Banned Books Week 2018Today marks the start of Banned Books Week, the annual event from the American Library Association (ALA) celebrating the freedom to read. Half of the books in the ALA’s latest Top Ten Most Challenged Books list contain LGBTQ content—to me, that’s a shopping list.

Book challenges are “an attempt to remove or restrict materials, based upon the objections of a person or group. A banning is the removal of those materials,” according to the ALA’s Office of Intellectual Freedom (OIF). LGBTQ-inclusive children’s and young adult books have long comprised a significant part of the Top 10 list; in 2017 (the most recent year of data), they were:

  • Drama, by Raina Telgemeier, a graphic novel about a girl in middle school trying to navigate the social world of the drama club; one of her friends is gay;
  • George, by Alex Gino, about a transgender girl;
  • Sex is a Funny Word, by Cory Silverberg and Fiona Smyth, a book about bodies and sexuality, inclusive of all gender identities;
  • And Tango Makes Three, by Peter Parnell and Justin Richardson (who were kind enough to speak with me in 2011 about their reaction when Tango made the list for the fifth time);
  • I Am Jazz, by Jessica Herthel and Jazz Jennings, the autobiographical story of a transgender girl.
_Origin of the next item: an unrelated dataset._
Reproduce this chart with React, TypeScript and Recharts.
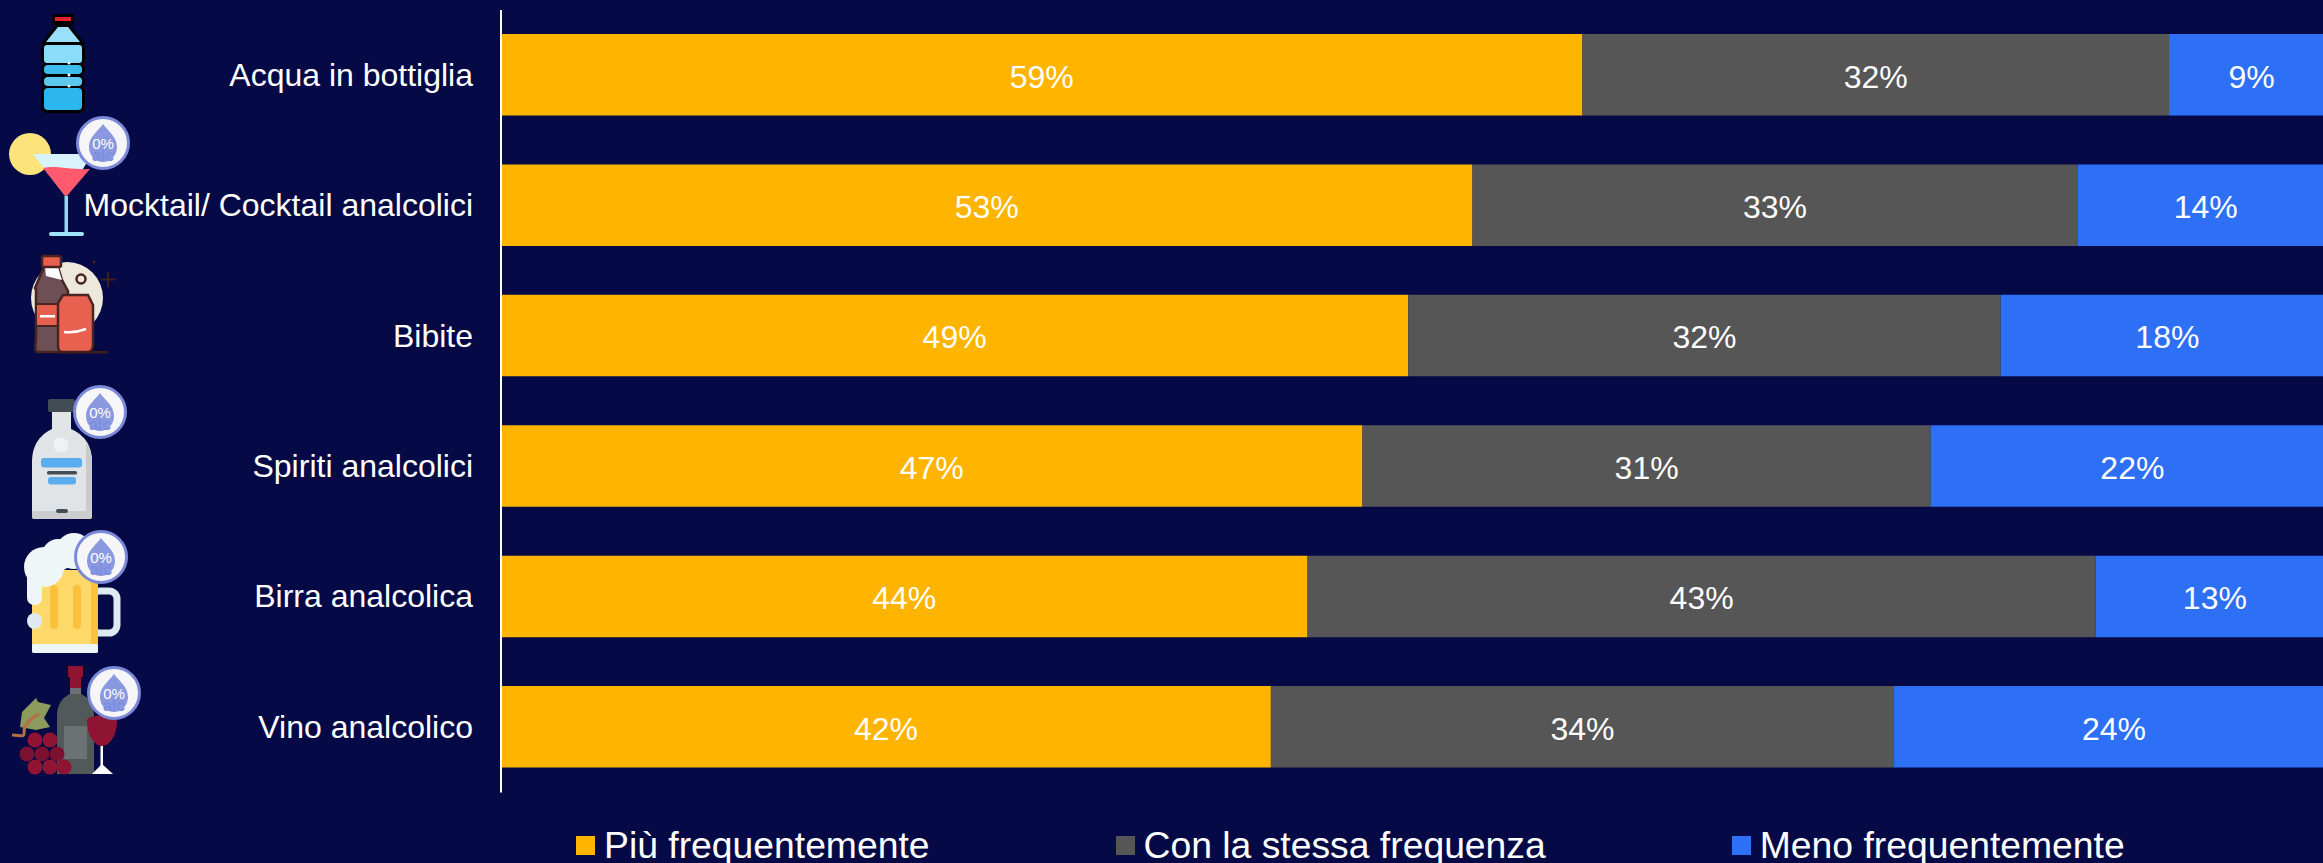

(The full 2017 Top 10 list is here; and here’s my longer post from April, when the list was announced. If you want more, the ALA has compiled challenges since 1990.)

But while OIF compiles yearly lists of challenges, it estimates that 82 to 97 percent of challenges go unreported. If you hear of a challenge in your community, report it to OIF.—it will help us all better understand the scope and targets of censorship as a first step to addressing it.

Of course, some people still have trouble getting the concept. Over the past couple of weeks, a group of pastors tried to have LGBTQ-inclusive books removed from the Banned Books Week display at a library in Maine, claiming they were inappropriate for a public library because they “promote homosexuality” and are “risque and immodest.” Because removing books from a display about banned books is a way to show people the harms of censorship? I think not.

One person’s “inappropriate” book could be another person’s lifeline, a reflection of themselves (or a friend or relative) that offers needed information, support, and comfort. And while as parents we may want to restrict certain books from our own children that we feel they are not yet ready for, we should not presume to do so for others, much less an entire community.

Celebrate with your favorite banned books this week—many are in my Books, Music, and More section. And be sure to thank the authors, librarians, and others you see standing up against censorship.